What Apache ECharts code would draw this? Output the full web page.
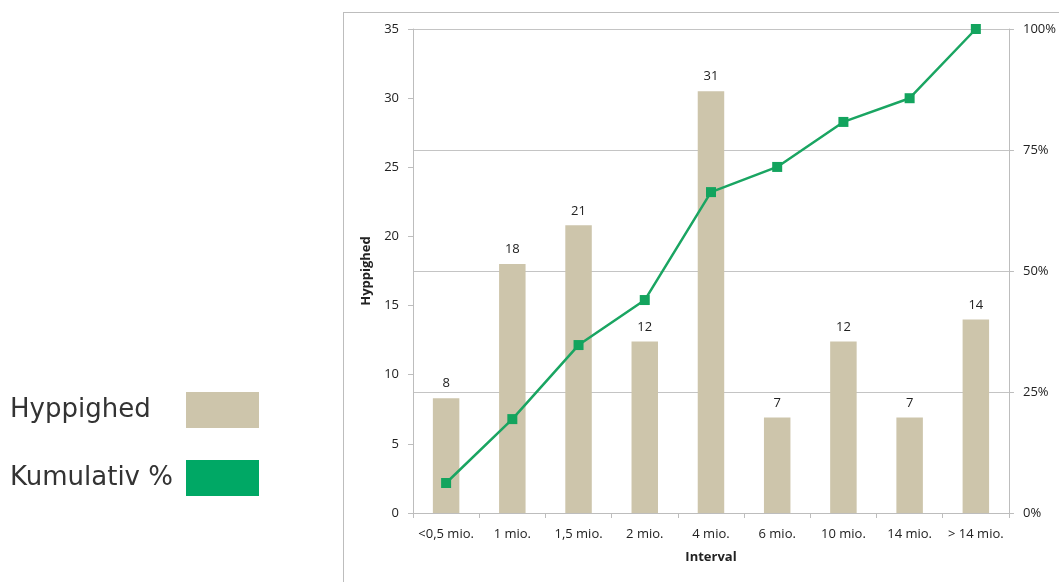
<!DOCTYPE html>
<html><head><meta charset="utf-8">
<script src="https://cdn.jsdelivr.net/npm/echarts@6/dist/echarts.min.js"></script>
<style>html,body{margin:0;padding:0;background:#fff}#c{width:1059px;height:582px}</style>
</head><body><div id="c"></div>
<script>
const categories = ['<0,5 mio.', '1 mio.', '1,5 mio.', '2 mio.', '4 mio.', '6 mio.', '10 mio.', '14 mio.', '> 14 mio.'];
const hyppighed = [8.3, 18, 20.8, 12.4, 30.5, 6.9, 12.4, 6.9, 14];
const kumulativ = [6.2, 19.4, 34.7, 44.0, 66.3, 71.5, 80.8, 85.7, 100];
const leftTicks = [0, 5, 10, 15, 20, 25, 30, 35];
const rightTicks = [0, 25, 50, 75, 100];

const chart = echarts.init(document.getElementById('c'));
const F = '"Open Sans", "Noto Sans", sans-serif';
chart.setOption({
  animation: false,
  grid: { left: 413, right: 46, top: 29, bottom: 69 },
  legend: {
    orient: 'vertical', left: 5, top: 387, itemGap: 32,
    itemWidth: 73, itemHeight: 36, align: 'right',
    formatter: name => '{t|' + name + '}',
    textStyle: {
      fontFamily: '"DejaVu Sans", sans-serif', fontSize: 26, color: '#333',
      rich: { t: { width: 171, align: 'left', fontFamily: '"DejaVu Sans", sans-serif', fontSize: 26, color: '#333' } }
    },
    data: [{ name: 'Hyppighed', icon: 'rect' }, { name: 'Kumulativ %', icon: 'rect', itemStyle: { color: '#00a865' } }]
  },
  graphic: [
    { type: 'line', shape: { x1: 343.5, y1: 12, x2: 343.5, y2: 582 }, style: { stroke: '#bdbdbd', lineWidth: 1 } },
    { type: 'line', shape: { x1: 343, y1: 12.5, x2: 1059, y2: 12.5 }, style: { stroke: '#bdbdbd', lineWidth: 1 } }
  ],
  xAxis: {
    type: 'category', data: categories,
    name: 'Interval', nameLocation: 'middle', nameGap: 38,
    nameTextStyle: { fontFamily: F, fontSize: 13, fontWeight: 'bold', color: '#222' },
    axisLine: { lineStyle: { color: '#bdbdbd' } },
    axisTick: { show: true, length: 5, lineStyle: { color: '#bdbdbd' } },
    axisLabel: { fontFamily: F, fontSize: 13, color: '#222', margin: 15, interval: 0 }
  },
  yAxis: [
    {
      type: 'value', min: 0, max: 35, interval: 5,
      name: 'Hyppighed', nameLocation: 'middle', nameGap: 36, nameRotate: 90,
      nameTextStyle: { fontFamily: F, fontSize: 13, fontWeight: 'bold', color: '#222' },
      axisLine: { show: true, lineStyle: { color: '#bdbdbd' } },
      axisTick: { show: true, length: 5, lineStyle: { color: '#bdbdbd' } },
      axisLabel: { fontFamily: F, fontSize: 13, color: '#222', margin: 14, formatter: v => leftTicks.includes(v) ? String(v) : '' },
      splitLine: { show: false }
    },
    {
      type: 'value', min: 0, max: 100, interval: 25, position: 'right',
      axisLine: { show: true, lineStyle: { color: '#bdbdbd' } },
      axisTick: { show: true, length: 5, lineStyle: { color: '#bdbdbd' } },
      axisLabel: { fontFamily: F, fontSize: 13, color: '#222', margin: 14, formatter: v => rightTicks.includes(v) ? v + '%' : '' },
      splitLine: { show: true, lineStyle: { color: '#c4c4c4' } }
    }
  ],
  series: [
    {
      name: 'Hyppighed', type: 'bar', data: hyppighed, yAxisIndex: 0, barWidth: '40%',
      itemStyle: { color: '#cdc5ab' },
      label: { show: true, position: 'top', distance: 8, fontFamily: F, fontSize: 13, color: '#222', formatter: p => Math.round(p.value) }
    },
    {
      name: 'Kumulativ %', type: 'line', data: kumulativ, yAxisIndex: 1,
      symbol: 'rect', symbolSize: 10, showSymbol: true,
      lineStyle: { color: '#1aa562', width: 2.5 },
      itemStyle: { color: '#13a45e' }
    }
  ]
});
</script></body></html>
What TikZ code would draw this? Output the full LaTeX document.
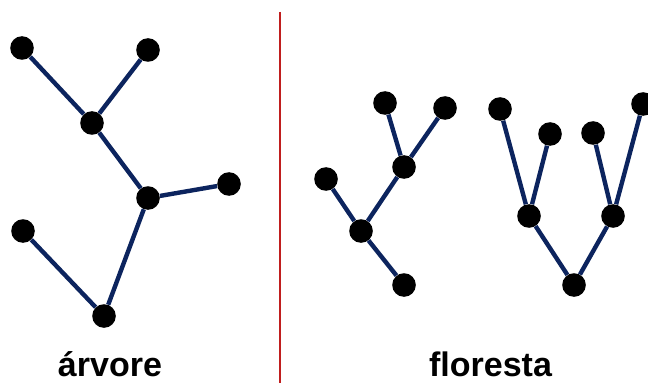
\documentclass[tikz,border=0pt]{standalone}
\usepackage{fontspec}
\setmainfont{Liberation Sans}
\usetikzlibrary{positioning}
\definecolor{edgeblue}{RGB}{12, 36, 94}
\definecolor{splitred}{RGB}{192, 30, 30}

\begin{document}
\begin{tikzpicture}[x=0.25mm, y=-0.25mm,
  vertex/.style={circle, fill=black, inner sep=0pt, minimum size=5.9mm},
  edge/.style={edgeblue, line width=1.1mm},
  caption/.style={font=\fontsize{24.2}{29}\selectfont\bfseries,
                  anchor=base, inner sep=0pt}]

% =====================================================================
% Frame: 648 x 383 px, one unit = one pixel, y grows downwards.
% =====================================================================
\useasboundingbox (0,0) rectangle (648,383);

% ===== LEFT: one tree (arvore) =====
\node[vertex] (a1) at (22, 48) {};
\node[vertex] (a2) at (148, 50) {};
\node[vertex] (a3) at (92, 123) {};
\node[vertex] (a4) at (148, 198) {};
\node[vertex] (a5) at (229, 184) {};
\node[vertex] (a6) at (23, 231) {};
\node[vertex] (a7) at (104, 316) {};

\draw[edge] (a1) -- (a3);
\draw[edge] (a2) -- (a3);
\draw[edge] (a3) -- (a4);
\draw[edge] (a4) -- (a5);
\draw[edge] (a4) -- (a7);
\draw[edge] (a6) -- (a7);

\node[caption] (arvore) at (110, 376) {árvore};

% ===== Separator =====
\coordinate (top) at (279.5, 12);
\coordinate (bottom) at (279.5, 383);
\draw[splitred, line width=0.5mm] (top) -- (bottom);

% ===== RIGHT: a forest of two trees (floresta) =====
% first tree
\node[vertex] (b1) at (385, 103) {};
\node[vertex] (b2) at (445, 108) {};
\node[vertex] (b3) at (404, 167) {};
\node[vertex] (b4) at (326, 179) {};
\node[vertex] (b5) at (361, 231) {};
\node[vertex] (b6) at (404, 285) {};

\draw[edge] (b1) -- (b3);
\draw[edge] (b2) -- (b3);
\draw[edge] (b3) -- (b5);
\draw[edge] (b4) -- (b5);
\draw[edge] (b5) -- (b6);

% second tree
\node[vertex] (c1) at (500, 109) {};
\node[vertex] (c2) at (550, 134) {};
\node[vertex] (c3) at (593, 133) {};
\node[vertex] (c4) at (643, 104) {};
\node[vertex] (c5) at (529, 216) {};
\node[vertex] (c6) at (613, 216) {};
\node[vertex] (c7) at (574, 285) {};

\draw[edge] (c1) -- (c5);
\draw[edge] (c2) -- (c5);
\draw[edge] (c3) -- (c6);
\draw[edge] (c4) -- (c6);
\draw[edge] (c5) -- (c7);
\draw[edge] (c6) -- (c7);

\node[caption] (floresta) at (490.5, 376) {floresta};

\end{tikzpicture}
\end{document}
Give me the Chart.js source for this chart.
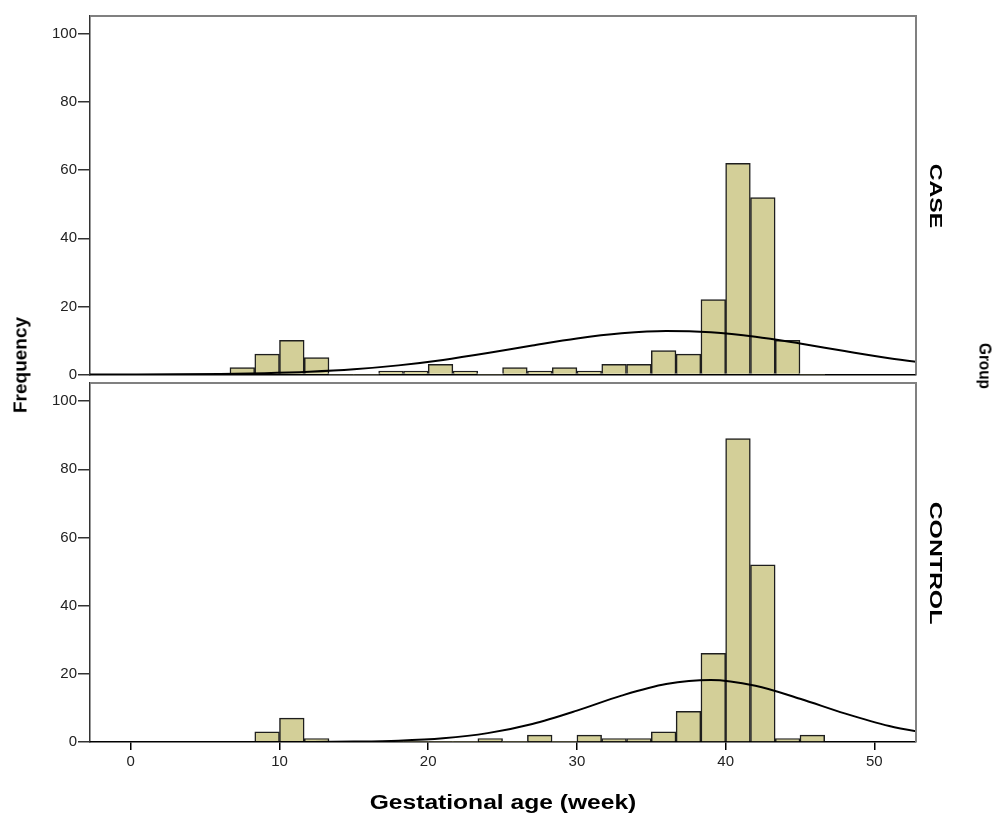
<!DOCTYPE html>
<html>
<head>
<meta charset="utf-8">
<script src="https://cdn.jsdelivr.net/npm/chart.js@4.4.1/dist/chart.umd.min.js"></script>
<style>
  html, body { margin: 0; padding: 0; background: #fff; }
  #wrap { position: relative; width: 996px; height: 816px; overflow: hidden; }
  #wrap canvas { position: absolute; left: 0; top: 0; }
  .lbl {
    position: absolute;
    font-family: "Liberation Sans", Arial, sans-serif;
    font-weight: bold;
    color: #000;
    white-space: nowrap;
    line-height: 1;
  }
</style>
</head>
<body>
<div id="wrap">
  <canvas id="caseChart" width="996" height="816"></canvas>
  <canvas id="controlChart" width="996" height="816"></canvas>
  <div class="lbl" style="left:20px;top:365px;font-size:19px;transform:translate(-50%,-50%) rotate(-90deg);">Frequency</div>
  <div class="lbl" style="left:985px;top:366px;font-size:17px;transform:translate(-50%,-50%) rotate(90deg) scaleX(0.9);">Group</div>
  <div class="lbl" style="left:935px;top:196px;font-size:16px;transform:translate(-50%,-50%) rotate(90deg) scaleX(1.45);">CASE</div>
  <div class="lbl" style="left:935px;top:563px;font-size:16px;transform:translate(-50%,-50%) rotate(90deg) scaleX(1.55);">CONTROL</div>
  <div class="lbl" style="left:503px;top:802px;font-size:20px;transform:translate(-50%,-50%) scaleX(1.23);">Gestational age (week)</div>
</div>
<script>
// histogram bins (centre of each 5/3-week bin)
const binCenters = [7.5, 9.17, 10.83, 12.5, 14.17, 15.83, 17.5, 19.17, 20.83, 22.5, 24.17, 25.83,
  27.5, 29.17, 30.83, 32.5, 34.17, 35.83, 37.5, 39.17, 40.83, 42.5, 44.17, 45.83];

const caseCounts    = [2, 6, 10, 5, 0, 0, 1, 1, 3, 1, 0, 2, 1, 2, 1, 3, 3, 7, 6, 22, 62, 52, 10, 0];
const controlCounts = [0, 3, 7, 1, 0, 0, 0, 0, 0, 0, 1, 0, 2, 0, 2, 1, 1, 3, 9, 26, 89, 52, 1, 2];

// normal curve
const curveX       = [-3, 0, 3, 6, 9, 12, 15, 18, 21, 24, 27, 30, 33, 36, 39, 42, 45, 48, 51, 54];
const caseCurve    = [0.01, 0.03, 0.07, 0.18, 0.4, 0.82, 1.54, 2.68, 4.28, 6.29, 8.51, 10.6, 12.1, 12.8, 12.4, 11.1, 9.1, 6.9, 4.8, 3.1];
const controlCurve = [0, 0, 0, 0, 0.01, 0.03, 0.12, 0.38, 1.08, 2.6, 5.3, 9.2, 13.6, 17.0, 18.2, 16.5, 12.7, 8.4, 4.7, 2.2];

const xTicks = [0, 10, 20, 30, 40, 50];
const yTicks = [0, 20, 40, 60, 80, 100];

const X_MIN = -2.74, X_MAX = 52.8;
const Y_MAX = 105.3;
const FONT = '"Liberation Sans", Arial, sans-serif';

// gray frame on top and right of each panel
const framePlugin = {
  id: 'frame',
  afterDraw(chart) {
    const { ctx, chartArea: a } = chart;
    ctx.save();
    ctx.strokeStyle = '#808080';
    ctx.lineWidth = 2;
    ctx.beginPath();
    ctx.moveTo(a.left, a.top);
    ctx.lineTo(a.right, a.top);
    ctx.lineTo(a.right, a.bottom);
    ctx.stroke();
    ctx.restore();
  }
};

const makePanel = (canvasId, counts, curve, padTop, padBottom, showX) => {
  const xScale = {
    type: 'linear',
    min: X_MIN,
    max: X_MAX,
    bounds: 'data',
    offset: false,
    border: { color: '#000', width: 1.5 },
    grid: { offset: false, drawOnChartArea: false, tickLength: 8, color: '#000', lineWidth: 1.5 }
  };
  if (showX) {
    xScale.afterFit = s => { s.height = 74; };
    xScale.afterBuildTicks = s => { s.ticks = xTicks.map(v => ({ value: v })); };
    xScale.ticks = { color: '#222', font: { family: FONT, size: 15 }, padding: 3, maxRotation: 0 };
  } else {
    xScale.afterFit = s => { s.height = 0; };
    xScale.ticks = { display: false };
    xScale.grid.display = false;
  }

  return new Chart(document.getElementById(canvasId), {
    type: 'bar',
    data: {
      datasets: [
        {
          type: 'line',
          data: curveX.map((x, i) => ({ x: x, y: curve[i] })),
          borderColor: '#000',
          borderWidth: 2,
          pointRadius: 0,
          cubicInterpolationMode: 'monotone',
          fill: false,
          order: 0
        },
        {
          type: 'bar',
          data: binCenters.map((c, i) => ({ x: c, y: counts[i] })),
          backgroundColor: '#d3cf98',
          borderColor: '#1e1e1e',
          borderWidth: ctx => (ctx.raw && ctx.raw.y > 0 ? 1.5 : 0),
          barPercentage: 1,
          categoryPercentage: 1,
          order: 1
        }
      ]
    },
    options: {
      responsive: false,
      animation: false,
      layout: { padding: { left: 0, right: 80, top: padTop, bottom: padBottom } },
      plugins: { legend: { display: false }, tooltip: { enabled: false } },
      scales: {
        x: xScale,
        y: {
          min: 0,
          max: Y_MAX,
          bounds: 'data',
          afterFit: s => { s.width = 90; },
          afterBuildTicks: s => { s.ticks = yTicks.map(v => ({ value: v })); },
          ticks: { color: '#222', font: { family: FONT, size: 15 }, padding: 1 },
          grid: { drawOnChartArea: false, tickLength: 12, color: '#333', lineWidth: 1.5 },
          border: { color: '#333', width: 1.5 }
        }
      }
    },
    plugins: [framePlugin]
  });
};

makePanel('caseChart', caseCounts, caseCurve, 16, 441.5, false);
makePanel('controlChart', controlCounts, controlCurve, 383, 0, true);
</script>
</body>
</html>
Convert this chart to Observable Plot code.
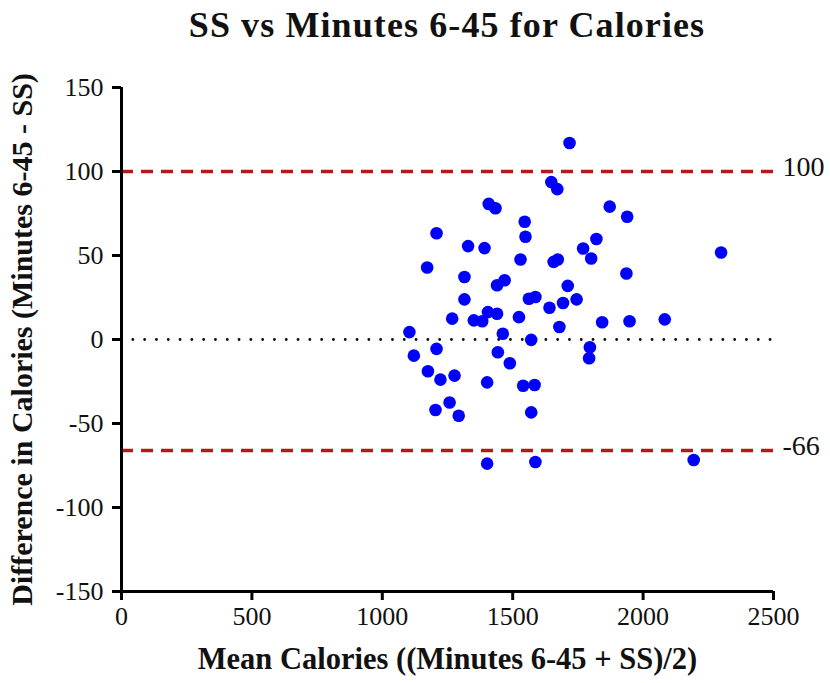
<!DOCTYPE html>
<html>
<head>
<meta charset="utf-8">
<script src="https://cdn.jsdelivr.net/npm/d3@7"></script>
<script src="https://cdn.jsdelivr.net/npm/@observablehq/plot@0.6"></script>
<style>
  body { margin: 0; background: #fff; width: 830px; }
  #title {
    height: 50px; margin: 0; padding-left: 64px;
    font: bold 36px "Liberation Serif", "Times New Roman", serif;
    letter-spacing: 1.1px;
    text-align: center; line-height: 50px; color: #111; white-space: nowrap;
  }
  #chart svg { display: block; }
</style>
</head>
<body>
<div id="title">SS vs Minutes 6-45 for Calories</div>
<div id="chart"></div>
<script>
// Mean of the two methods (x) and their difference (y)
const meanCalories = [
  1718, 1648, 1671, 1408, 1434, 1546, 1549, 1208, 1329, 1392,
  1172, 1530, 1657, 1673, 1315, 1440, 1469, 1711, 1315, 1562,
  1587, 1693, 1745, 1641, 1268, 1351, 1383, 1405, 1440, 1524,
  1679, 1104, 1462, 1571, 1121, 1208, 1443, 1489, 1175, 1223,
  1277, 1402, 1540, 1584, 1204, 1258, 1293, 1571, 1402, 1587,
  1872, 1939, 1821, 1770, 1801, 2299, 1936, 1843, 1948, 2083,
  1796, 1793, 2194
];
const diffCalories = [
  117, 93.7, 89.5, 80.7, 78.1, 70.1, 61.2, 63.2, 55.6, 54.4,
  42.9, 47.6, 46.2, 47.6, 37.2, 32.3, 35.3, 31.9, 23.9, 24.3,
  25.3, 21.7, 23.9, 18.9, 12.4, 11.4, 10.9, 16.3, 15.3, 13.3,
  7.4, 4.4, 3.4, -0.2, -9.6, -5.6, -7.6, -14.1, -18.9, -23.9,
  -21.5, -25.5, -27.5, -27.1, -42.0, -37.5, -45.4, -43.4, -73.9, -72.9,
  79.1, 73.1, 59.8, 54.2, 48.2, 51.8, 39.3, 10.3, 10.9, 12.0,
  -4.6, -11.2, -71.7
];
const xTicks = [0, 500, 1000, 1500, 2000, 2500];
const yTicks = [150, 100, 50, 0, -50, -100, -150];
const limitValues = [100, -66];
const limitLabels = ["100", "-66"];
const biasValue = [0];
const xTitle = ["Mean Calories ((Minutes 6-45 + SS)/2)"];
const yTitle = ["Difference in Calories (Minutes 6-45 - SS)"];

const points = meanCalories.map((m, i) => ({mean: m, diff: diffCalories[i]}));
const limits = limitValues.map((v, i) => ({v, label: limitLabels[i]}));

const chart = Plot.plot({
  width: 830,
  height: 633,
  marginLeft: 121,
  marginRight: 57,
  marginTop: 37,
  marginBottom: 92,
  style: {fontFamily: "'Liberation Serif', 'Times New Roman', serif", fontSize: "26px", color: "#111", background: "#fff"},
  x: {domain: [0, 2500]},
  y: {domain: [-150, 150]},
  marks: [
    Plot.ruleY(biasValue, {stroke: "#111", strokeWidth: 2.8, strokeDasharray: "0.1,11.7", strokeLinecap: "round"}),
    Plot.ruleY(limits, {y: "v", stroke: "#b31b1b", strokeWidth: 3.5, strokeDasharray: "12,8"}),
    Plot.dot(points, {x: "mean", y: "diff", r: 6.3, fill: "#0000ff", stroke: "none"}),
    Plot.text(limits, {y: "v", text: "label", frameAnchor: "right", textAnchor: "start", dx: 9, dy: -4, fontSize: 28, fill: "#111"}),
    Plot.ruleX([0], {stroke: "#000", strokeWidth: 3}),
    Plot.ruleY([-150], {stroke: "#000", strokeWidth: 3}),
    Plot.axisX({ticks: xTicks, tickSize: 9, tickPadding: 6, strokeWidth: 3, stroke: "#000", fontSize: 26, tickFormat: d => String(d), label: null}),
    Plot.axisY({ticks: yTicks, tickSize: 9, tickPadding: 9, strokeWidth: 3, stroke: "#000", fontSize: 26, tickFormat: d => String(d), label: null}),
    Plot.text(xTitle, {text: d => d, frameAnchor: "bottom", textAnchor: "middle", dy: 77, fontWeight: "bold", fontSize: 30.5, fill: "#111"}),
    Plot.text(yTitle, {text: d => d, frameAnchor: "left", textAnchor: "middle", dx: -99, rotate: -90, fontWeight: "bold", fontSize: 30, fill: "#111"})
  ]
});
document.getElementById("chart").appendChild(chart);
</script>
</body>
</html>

------------------------------------------------

__GOAL OF THE EXERCISE__: Leave out the pictures and restate, word for word, the lines from the top of the data through the line containing "const rightTicks = [0, 25, 50, 75, 100];", both included.

__COMPLETED EXERCISE__:
What Apache ECharts code would draw this? Output the full web page.
<!DOCTYPE html>
<html><head><meta charset="utf-8">
<script src="https://cdn.jsdelivr.net/npm/echarts@6/dist/echarts.min.js"></script>
<style>html,body{margin:0;padding:0;background:#fff}#c{width:1059px;height:582px}</style>
</head><body><div id="c"></div>
<script>
const categories = ['<0,5 mio.', '1 mio.', '1,5 mio.', '2 mio.', '4 mio.', '6 mio.', '10 mio.', '14 mio.', '> 14 mio.'];
const hyppighed = [8.3, 18, 20.8, 12.4, 30.5, 6.9, 12.4, 6.9, 14];
const kumulativ = [6.2, 19.4, 34.7, 44.0, 66.3, 71.5, 80.8, 85.7, 100];
const leftTicks = [0, 5, 10, 15, 20, 25, 30, 35];
const rightTicks = [0, 25, 50, 75, 100];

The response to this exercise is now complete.